* **Set task**
Without any pictures, reproduce exactly the lines running from the line containing "Recreate this image" through the end of the entries.

— Begin —

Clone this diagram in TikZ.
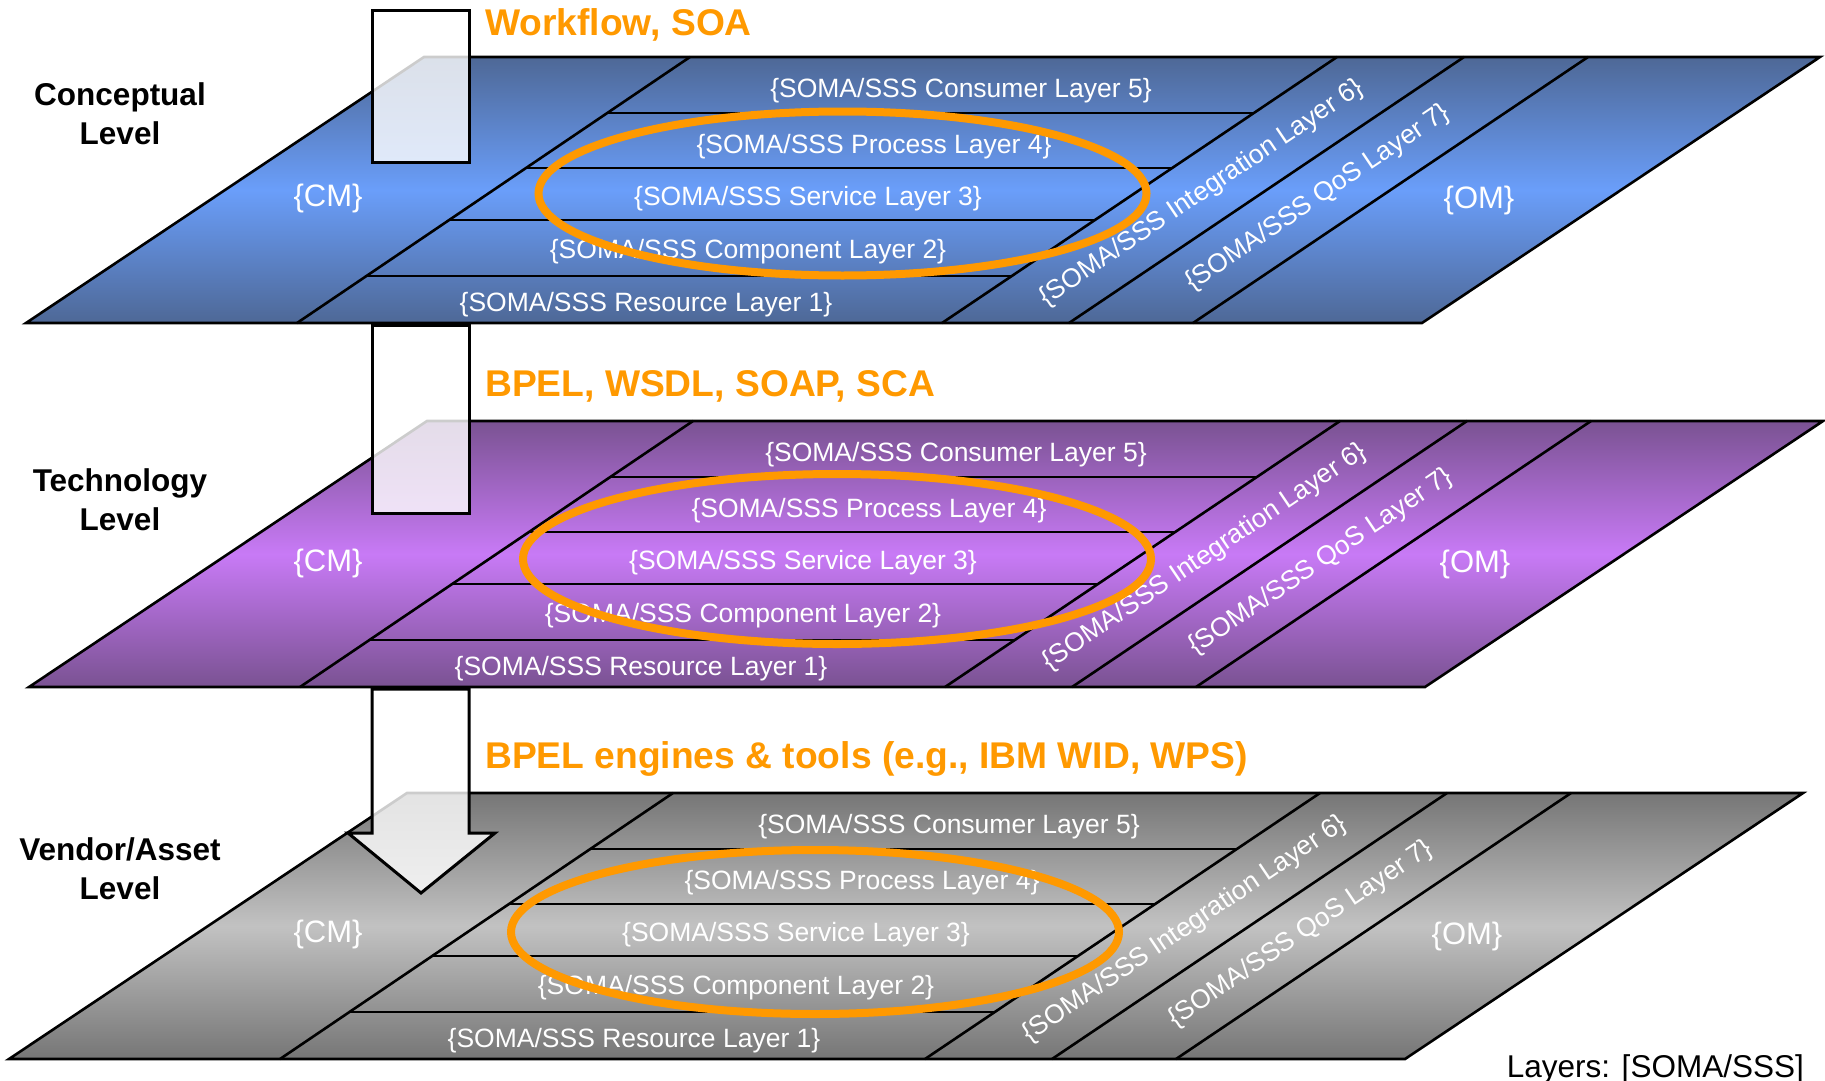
\documentclass[tikz,border=0pt]{standalone}
\usepackage{fontspec}
\setmainfont{Liberation Sans}
\usetikzlibrary{calc}

\definecolor{headorange}{HTML}{FF9900}
\definecolor{blueDark}{HTML}{4E6896}
\definecolor{blueLight}{HTML}{6A9EFA}
\definecolor{purpleDark}{HTML}{7A5292}
\definecolor{purpleLight}{HTML}{C87AF6}
\definecolor{greyDark}{HTML}{767676}
\definecolor{greyLight}{HTML}{C2C2C2}

\tikzset{
  plane/.style={draw=black, line width=2.6pt, line join=miter},
  divider/.style={draw=black, line width=2.6pt},
  rowline/.style={draw=black, line width=2.6pt},
  layertext/.style={text=white, font=\fontsize{26.5}{30}\selectfont, inner sep=0pt},
  modeltext/.style={text=white, font=\fontsize{31}{36}\selectfont, inner sep=0pt},
  slanttext/.style={layertext, rotate=34},
  levelname/.style={font=\bfseries\fontsize{31.5}{38.5}\selectfont, align=center, anchor=base, inner sep=0pt},
  heading/.style={text=headorange, font=\bfseries\fontsize{37.2}{44}\selectfont, anchor=base west, inner sep=0pt},
  focus/.style={draw=headorange, line width=8pt},
  passage/.style={draw=black, line width=3pt, fill=white, fill opacity=0.8, line join=miter},
}

% One skewed level plane: #1 name prefix, #2 x shift, #3 top edge,
% #4 dark colour, #5 light colour, #6 x shift of the row labels, #7 x shift of {OM}
\newcommand\drawplane[7]{%
  \begin{scope}[shift={(#2,#3)}]
    \path[plane, top color=#4, bottom color=#4, middle color=#5]
      (26,266) -- (1422,266) -- (1820,0) -- (424,0) -- cycle;
    \coordinate (#1cmb) at (297,266);  \coordinate (#1cmt) at (690,0);
    \coordinate (#1inb) at (942,266);  \coordinate (#1int) at (1337,0);
    \coordinate (#1qob) at (1069,266); \coordinate (#1qot) at (1464,0);
    \coordinate (#1omb) at (1193,266); \coordinate (#1omt) at (1588,0);
    \draw[divider] (#1cmb) -- (#1cmt);
    \draw[divider] (#1inb) -- (#1int);
    \draw[divider] (#1qob) -- (#1qot);
    \draw[divider] (#1omb) -- (#1omt);
    \draw[rowline] ($(#1cmb)!0.7895!(#1cmt)$) -- ($(#1inb)!0.7895!(#1int)$);
    \draw[rowline] ($(#1cmb)!0.5827!(#1cmt)$) -- ($(#1inb)!0.5827!(#1int)$);
    \draw[rowline] ($(#1cmb)!0.3872!(#1cmt)$) -- ($(#1inb)!0.3872!(#1int)$);
    \draw[rowline] ($(#1cmb)!0.1767!(#1cmt)$) -- ($(#1inb)!0.1767!(#1int)$);
    \begin{scope}[xshift=#6]
      \node[layertext] (#1L5) at (961,34)  {\{SOMA/SSS Consumer Layer 5\}};
      \node[layertext] (#1L4) at (874,90)  {\{SOMA/SSS Process Layer 4\}};
      \node[layertext] (#1L3) at (808,142) {\{SOMA/SSS Service Layer 3\}};
      \node[layertext] (#1L2) at (748,195) {\{SOMA/SSS Component Layer 2\}};
      \node[layertext] (#1L1) at (646,248) {\{SOMA/SSS Resource Layer 1\}};
    \end{scope}
    \node[slanttext] (#1L6) at (1202,136) {\{SOMA/SSS Integration Layer 6\}};
    \node[slanttext] (#1L7) at (1318,141) {\{SOMA/SSS QoS Layer 7\}};
    \node[modeltext] (#1OM) at ([xshift=#7]1479,143) {\{OM\}};
  \end{scope}}

\begin{document}
\begin{tikzpicture}[x=1pt, y=-1pt]
  \useasboundingbox (0,0) rectangle (1825,1081);
  \fill[white] (0,0) rectangle (1825,1081);

  % conceptual level
  \drawplane{c}{0}{57}{blueDark}{blueLight}{0pt}{0pt}
  \node[modeltext] (cCM) at (328,198) {\{CM\}};
  \draw[passage] (372,11) rectangle (469,162);
  \draw[focus] (842.5,193.5) ellipse [x radius=304pt, y radius=82pt];

  % technology level
  \drawplane{t}{3}{421}{purpleDark}{purpleLight}{-8pt}{-7pt}
  \node[modeltext] (tCM) at (328,563) {\{CM\}};
  \draw[passage] (372,325) rectangle (469,513);
  \draw[focus] (837,559) ellipse [x radius=314pt, y radius=85pt];

  % vendor / asset level
  \drawplane{v}{-17}{793}{greyDark}{greyLight}{5pt}{5pt}
  \node[modeltext] (vCM) at (328,934) {\{CM\}};
  \draw[passage] (372,689) -- (372,833) -- (348,833) -- (421,893)
    -- (495,833) -- (469,833) -- (469,689) -- cycle;
  \draw[focus] (815,932) ellipse [x radius=304pt, y radius=82pt];

  % headings
  \node[heading] (h1) at (485,36)  {Workflow, SOA};
  \node[heading] (h2) at (485,396) {BPEL, WSDL, SOAP, SCA};
  \node[heading] (h3) at (485,768) {BPEL engines \& tools (e.g., IBM WID, WPS)};

  % level names
  \node[levelname] (lc) at (120,144) {Conceptual\\Level};
  \node[levelname] (lt) at (120,530) {Technology\\Level};
  \node[levelname] (lv) at (120,899) {Vendor/Asset\\Level};

  \node[anchor=base east, font=\fontsize{31.5}{36}\selectfont, inner sep=0pt] (legend)
    at (1804,1077) {Layers: [SOMA/SSS]};
\end{tikzpicture}
\end{document}
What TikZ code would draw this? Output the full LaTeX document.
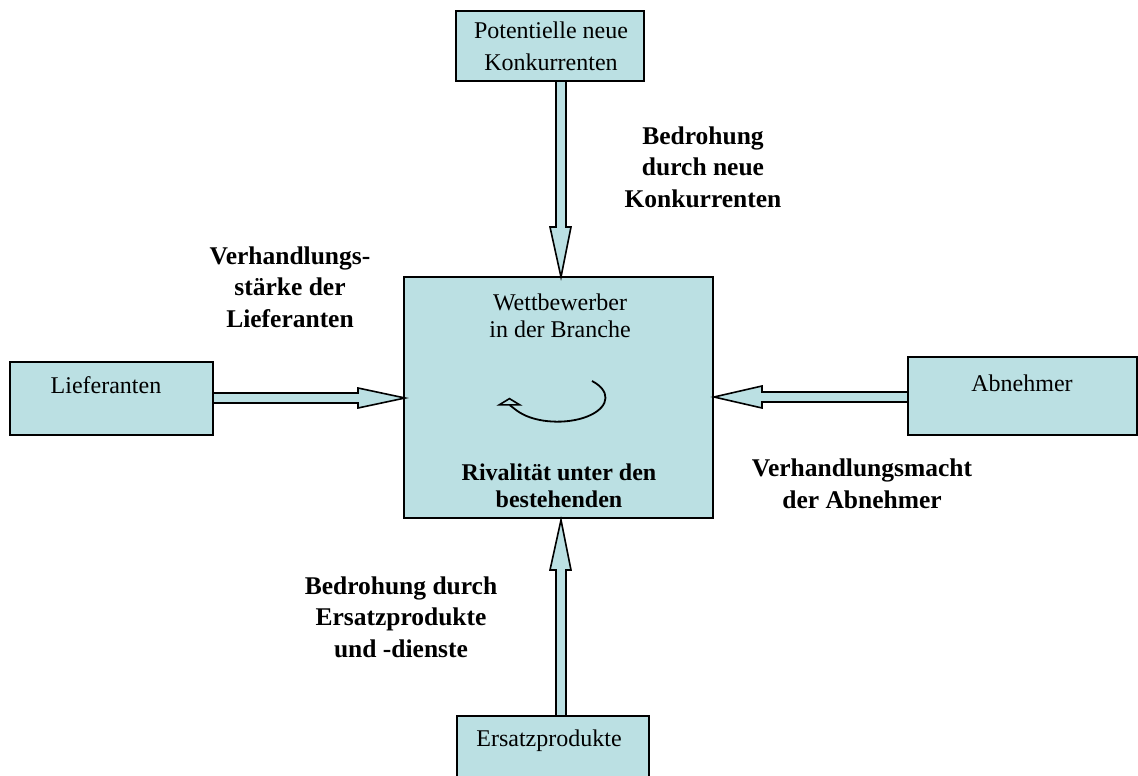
\documentclass[tikz,border=0pt]{standalone}
\usepackage{fontspec}
\setmainfont{Liberation Serif}
\usetikzlibrary{arrows.meta}
\definecolor{boxfill}{RGB}{187,224,227}
\tikzset{
  box/.style={draw=black, line width=1.8pt, fill=boxfill, rectangle, inner sep=0pt},
  blockarrow/.style={draw=black, line width=1.6pt, fill=boxfill, line join=miter},
  txt/.style={font=\fontsize{24}{32}\selectfont, align=center, inner sep=0pt},
  btxt/.style={font=\fontsize{25.5}{31.5}\selectfont\bfseries, align=center, inner sep=0pt},
  ctxt/.style={font=\fontsize{24}{27.5}\selectfont, align=center, inner sep=0pt},
  cbtxt/.style={font=\fontsize{24}{27.5}\selectfont\bfseries, align=center, inner sep=0pt},
}
\begin{document}
\begin{tikzpicture}[x=1pt, y=-1pt]
\clip (0,0) rectangle (1138,776);
\useasboundingbox (0,0) rectangle (1138,776);
% boxes
\node[box, minimum width=188pt, minimum height=70pt] (top) at (550,46) {};
\node[box, minimum width=309pt, minimum height=241pt] (center) at (558.5,397.5) {};
\node[box, minimum width=203pt, minimum height=73pt] (left) at (111.5,398.5) {};
\node[box, minimum width=229pt, minimum height=78pt] (right) at (1022.5,396) {};
\node[box, minimum width=192pt, minimum height=80pt] (bottom) at (553,756) {};
% box texts
\node[txt] (toptext) at (551,46) {Potentielle neue\\Konkurrenten};
\node[txt] (lefttext) at (106,385) {Lieferanten};
\node[txt] (righttext) at (1022,383) {Abnehmer};
\node[txt] (bottomtext) at (549,741) {Ersatzprodukte};
\node[ctxt] (ctop) at (560,316) {Wettbewerber\\in der Branche};
\node[cbtxt] (cbot) at (559,486) {Rivalität unter den\\bestehenden};
% labels
\node[btxt] (l1) at (703,167) {Bedrohung\\durch neue\\Konkurrenten};
\node[btxt] (l2) at (290,287) {Verhandlungs-\\stärke der\\Lieferanten};
\node[btxt] (l3) at (862,484) {Verhandlungsmacht\\der Abnehmer};
\node[btxt] (l4) at (401,617) {Bedrohung durch\\Ersatzprodukte\\und -dienste};
% block arrows (top -> center)
\draw[blockarrow] (556,81) -- (566,81) -- (566,227) -- (571,227) -- (561,277) -- (550,227) -- (556,227) -- cycle;
% left -> center
\draw[blockarrow] (213,393) -- (358,393) -- (358,388) -- (405,398) -- (358,408) -- (358,403) -- (213,403) -- cycle;
% right -> center
\draw[blockarrow] (908,392) -- (762,392) -- (762,386) -- (714,397) -- (762,408) -- (762,402) -- (908,402) -- cycle;
% bottom -> center
\draw[blockarrow] (556,716) -- (566,716) -- (566,570) -- (571,570) -- (561,520) -- (550,570) -- (556,570) -- cycle;
% rivalry circular arrow
\draw[line width=1.8pt, -{Triangle[open, width=26pt, length=8pt, line width=1.6pt]}]
  (592,381) arc[x radius=48, y radius=24, start angle=-44, end angle=180];
\end{tikzpicture}
\end{document}
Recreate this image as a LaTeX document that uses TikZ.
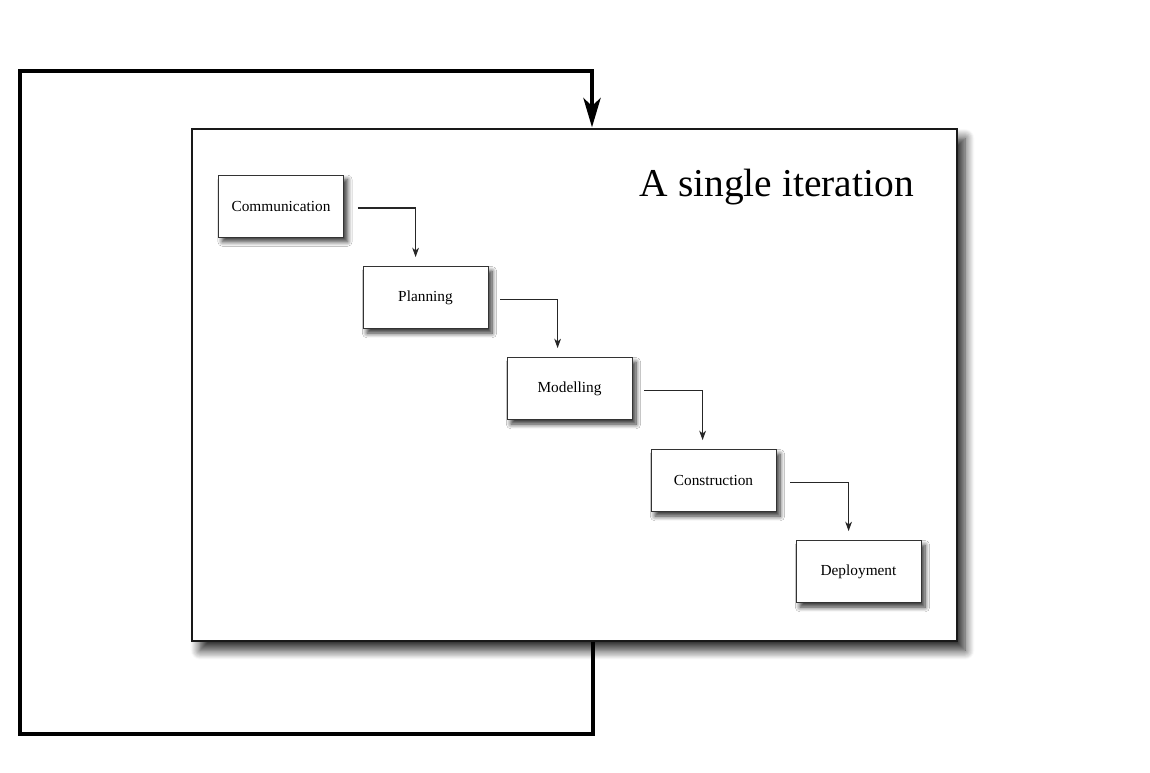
\documentclass[tikz,border=0pt]{standalone}
\usepackage{fontspec}
\setmainfont{Liberation Serif}
\usetikzlibrary{arrows.meta,calc,shadows.blur}
\begin{document}
\begin{tikzpicture}[x=0.75pt,y=-0.75pt,
  frame/.style={draw=black!90,line width=1.1pt,fill=white,minimum width=765*0.75pt,minimum height=512*0.75pt,inner sep=0pt,
    blur shadow={shadow xshift=6pt,shadow yshift=-7pt,shadow blur radius=7pt,shadow blur steps=10,shadow opacity=85}},
  stage/.style={draw=black!80,line width=0.6pt,fill=white,minimum width=125*0.75pt,minimum height=62*0.75pt,inner sep=0pt,
    font=\fontsize{11.5pt}{13pt}\selectfont,
    blur shadow={shadow xshift=3pt,shadow yshift=-3.5pt,shadow blur radius=3.5pt,shadow blur steps=8,shadow opacity=80}},
  flow/.style={draw=black!85,line width=0.8pt,-{Stealth[length=7pt,width=5pt,inset=2pt]}},
  loopline/.style={draw=black,line width=2.3pt,-{Stealth[length=22pt,width=13pt,inset=6pt]}},
  title/.style={font=\fontsize{29.6pt}{34pt}\selectfont,inner sep=0pt}]
\useasboundingbox (0,0) rectangle (1150,772);
\node[frame] (frame) at (574.5,385) {};
\node[title,anchor=base east] (ttl) at (914,196) {A single iteration};
\node[stage] (comm) at (281,206) {Communication};
\node[stage] (plan) at (425.5,297.5) {Planning};
\node[stage] (model) at (569.5,388.5) {Modelling};
\node[stage] (constr) at (713.5,480.5) {Construction};
\node[stage] (deploy) at (858.5,571.5) {Deployment};
\draw[flow] ($(comm.east)+(14,2)$) -| ($(plan.north west)+(53,-9)$);
\draw[flow] ($(plan.east)+(12,2)$) -| ($(model.north west)+(51,-9)$);
\draw[flow] ($(model.east)+(12,2)$) -| ($(constr.north west)+(52,-9)$);
\draw[flow] ($(constr.east)+(14,2)$) -| ($(deploy.north west)+(53,-9)$);
\coordinate (lb) at (593,734);
\coordinate (lt) at (20,71);
\draw[loopline] (frame.south -| lb) -- (lb) -| (lt) -| ($(frame.north)+(17.5,-1)$);
\end{tikzpicture}
\end{document}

— End —

* **Solution to this task**
Recreate this image as a LaTeX document that uses TikZ.
\documentclass[tikz,border=0pt]{standalone}
\usepackage{fontspec}
\setmainfont{Liberation Serif}
\usetikzlibrary{arrows.meta,calc,shadows.blur}
\begin{document}
\begin{tikzpicture}[x=0.75pt,y=-0.75pt,
  frame/.style={draw=black!90,line width=1.1pt,fill=white,minimum width=765*0.75pt,minimum height=512*0.75pt,inner sep=0pt,
    blur shadow={shadow xshift=6pt,shadow yshift=-7pt,shadow blur radius=7pt,shadow blur steps=10,shadow opacity=85}},
  stage/.style={draw=black!80,line width=0.6pt,fill=white,minimum width=125*0.75pt,minimum height=62*0.75pt,inner sep=0pt,
    font=\fontsize{11.5pt}{13pt}\selectfont,
    blur shadow={shadow xshift=3pt,shadow yshift=-3.5pt,shadow blur radius=3.5pt,shadow blur steps=8,shadow opacity=80}},
  flow/.style={draw=black!85,line width=0.8pt,-{Stealth[length=7pt,width=5pt,inset=2pt]}},
  loopline/.style={draw=black,line width=2.3pt,-{Stealth[length=22pt,width=13pt,inset=6pt]}},
  title/.style={font=\fontsize{29.6pt}{34pt}\selectfont,inner sep=0pt}]
\useasboundingbox (0,0) rectangle (1150,772);
\node[frame] (frame) at (574.5,385) {};
\node[title,anchor=base east] (ttl) at (914,196) {A single iteration};
\node[stage] (comm) at (281,206) {Communication};
\node[stage] (plan) at (425.5,297.5) {Planning};
\node[stage] (model) at (569.5,388.5) {Modelling};
\node[stage] (constr) at (713.5,480.5) {Construction};
\node[stage] (deploy) at (858.5,571.5) {Deployment};
\draw[flow] ($(comm.east)+(14,2)$) -| ($(plan.north west)+(53,-9)$);
\draw[flow] ($(plan.east)+(12,2)$) -| ($(model.north west)+(51,-9)$);
\draw[flow] ($(model.east)+(12,2)$) -| ($(constr.north west)+(52,-9)$);
\draw[flow] ($(constr.east)+(14,2)$) -| ($(deploy.north west)+(53,-9)$);
\coordinate (lb) at (593,734);
\coordinate (lt) at (20,71);
\draw[loopline] (frame.south -| lb) -- (lb) -| (lt) -| ($(frame.north)+(17.5,-1)$);
\end{tikzpicture}
\end{document}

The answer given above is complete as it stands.